Eltern mit Behinderung sowie Eltern von Kindern mit Behinderung können ebenfalls spezielle Hilfen in Anspruch nehmen:

  • Elternassistenz: Leistungen zur Unterstützung bei der Kinderbetreuung und -erziehung können bei verschiedenen Kostenträgern beantragt werden, um eine selbstbestimmte Elternschaft zu ermöglichen.
  • Verlängerte Mutterschutzfrist: Bei der Geburt eines Kindes mit Behinderung verlängert sich die nachgeburtliche Schutzfrist auf zwölf Wochen.
  • Freistellung von der Arbeit: Bei Erkrankung eines Kindes mit Behinderung besteht ein Anspruch auf unbezahlte Freistellung von der Arbeit, unabhängig vom Alter des Kindes.
  • Kinderpflege-Krankengeld: Kann bei der Krankenkasse beantragt werden, wenn ein erkranktes Kind mit Behinderung betreut werden muss.
  • Haushaltshilfe bei Krankheit: Wenn die haushaltsführende Person erkrankt und kein anderes Haushaltsmitglied den Haushalt weiterführen kann, kann eine Haushaltshilfe beantragt werden.

Frühzeitiger Renteneintritt und Erwerbsminderungsrente

Die reguläre Altersgrenze für schwerbehinderte Personen, die ab 1964 geboren wurden, liegt bei 65 Jahren. Ab diesem Alter können sie ohne Abzüge ihre Altersrente beziehen.

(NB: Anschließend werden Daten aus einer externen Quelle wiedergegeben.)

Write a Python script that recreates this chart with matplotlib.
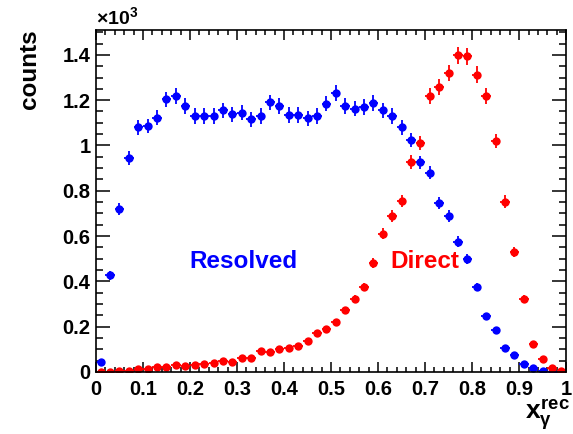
import numpy as np
import matplotlib
matplotlib.use("Agg")
import matplotlib.pyplot as plt
from matplotlib.ticker import MultipleLocator

plt.rcParams['font.family'] = ['Liberation Sans', 'DejaVu Sans']
plt.rcParams['mathtext.fontset'] = 'custom'
plt.rcParams['mathtext.rm'] = 'Liberation Sans:bold'
plt.rcParams['mathtext.it'] = 'Liberation Sans:bold'
plt.rcParams['mathtext.bf'] = 'Liberation Sans:bold'

# bin centres of x_gamma^rec (bin width 0.02)
bin_centers = [0.01, 0.03, 0.05, 0.07, 0.09, 0.11, 0.13, 0.15, 0.17, 0.19,
               0.21, 0.23, 0.25, 0.27, 0.29, 0.31, 0.33, 0.35, 0.37, 0.39,
               0.41, 0.43, 0.45, 0.47, 0.49, 0.51, 0.53, 0.55, 0.57, 0.59,
               0.61, 0.63, 0.65, 0.67, 0.69, 0.71, 0.73, 0.75, 0.77, 0.79,
               0.81, 0.83, 0.85, 0.87, 0.89, 0.91, 0.93, 0.95, 0.97, 0.99]
bin_width = 0.02

# counts in units of 10^3
resolved = [0.045, 0.426, 0.720, 0.946, 1.081, 1.086, 1.122, 1.203, 1.218, 1.174,
            1.130, 1.130, 1.130, 1.155, 1.137, 1.145, 1.115, 1.130, 1.190, 1.174,
            1.134, 1.134, 1.120, 1.130, 1.185, 1.230, 1.174, 1.163, 1.170, 1.187,
            1.155, 1.130, 1.080, 1.024, 0.925, 0.880, 0.746, 0.690, 0.576, 0.500,
            0.375, 0.246, 0.185, 0.108, 0.075, 0.034, 0.016, 0.006, 0.002, 0.001]
direct = [0.001, 0.002, 0.003, 0.003, 0.012, 0.012, 0.023, 0.023, 0.031, 0.028,
          0.031, 0.034, 0.041, 0.048, 0.042, 0.063, 0.060, 0.092, 0.087, 0.100,
          0.107, 0.114, 0.136, 0.170, 0.188, 0.221, 0.272, 0.324, 0.375, 0.480,
          0.610, 0.687, 0.756, 0.927, 1.010, 1.220, 1.260, 1.320, 1.398, 1.393,
          1.313, 1.218, 1.020, 0.752, 0.529, 0.324, 0.122, 0.056, 0.017, 0.003]

xticks = [0, 0.1, 0.2, 0.3, 0.4, 0.5, 0.6, 0.7, 0.8, 0.9, 1]
xticklabels = ["0", "0.1", "0.2", "0.3", "0.4", "0.5", "0.6", "0.7", "0.8", "0.9", "1"]
yticks = [0, 0.2, 0.4, 0.6, 0.8, 1.0, 1.2, 1.4]
yticklabels = ["0", "0.2", "0.4", "0.6", "0.8", "1", "1.2", "1.4"]

fig = plt.figure(figsize=(5.73, 4.34), dpi=100)
ax = fig.add_axes([0.1675, 0.1429, 0.8205, 0.7881])

x = np.array(bin_centers)
for vals, col in [(resolved, (0, 0, 1)), (direct, (1, 0, 0))]:
    v = np.array(vals)
    err = np.sqrt(v * 1000.0) / 1000.0
    # horizontal bin-width bars
    ax.errorbar(x, v, xerr=bin_width / 2, fmt='none', ecolor=col,
                elinewidth=1.3, capsize=0)
    # vertical statistical error bars with small caps
    ax.errorbar(x, v, yerr=err, fmt='o', color=col, ms=6.0, mew=0,
                ecolor=col, elinewidth=1.3, capsize=2.2, capthick=1.3)

ax.set_xlim(0, 1)
ax.set_ylim(0, 1.51)
ax.set_xticks(xticks)
ax.set_xticklabels(xticklabels)
ax.set_yticks(yticks)
ax.set_yticklabels(yticklabels)
ax.xaxis.set_minor_locator(MultipleLocator(0.02))
ax.yaxis.set_minor_locator(MultipleLocator(0.05))

for lbl in ax.get_xticklabels() + ax.get_yticklabels():
    lbl.set_fontweight('bold')
    lbl.set_fontsize(14.5)

ax.tick_params(axis='x', which='major', direction='in', length=7, width=1.1,
               top=True, pad=6)
ax.tick_params(axis='x', which='minor', direction='in', length=3.5, width=1.1, top=True)
ax.tick_params(axis='y', which='major', direction='in', length=10, width=1.1,
               right=True, pad=4)
ax.tick_params(axis='y', which='minor', direction='in', length=5, width=1.1, right=True)
for s in ax.spines.values():
    s.set_linewidth(1.2)

ax.text(0.0, 1.004, r'$\times10^{3}$', transform=ax.transAxes, ha='left',
        va='bottom', fontsize=14)

fig.text(0.052, 0.932, 'counts', rotation=90, ha='center', va='top',
         fontsize=17.5, fontweight='bold')
fig.text(0.995, 0.003, r'$x_{\gamma}^{rec}$', ha='right', va='bottom', fontsize=19)

ax.text(0.198, 0.487, 'Resolved', color=(0, 0, 1), fontsize=17.5,
        fontweight='bold', ha='left', va='center')
ax.text(0.627, 0.487, 'Direct', color=(1, 0, 0), fontsize=17.5,
        fontweight='bold', ha='left', va='center')

fig.savefig('out.png', dpi=100)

Eine vorgezogene Altersrente ist ebenfalls möglich, wobei der Renteneintritt ab 62 Jahren erfolgen kann. In diesem Fall müssen jedoch Abschläge in Kauf genommen werden, die die Höhe der Rente entsprechend mindern. Diese Regelung ermöglicht es Menschen mit Schwerbehinderung, trotz früherem Renteneintritt eine gewisse finanzielle Sicherheit zu erhalten.

Es besteht auch die Möglichkeit, bei einer vollen oder teilweisen Erwerbsminderung eine Rente wegen Erwerbsminderung bei der Deutschen Rentenversicherung zu beantragen. Diese Leistung greift, wenn die betroffene Person aufgrund ihrer gesundheitlichen Einschränkungen nicht mehr oder nur noch eingeschränkt erwerbstätig sein kann.

Für Beamtinnen und Beamte mit Schwerbehinderung gelten spezielle Regelungen zum vorzeitigen Ruhestand. Hierbei können sie, abhängig von den jeweiligen Vorschriften, unter erleichterten Bedingungen in den Ruhestand eintreten, wenn ihre berufliche Leistungsfähigkeit dauerhaft beeinträchtigt ist.

Diese flexiblen Regelungen sollen sicherstellen, dass Menschen mit Schwerbehinderung eine angemessene und bedarfsgerechte Unterstützung bei der Planung ihres Ruhestands erhalten.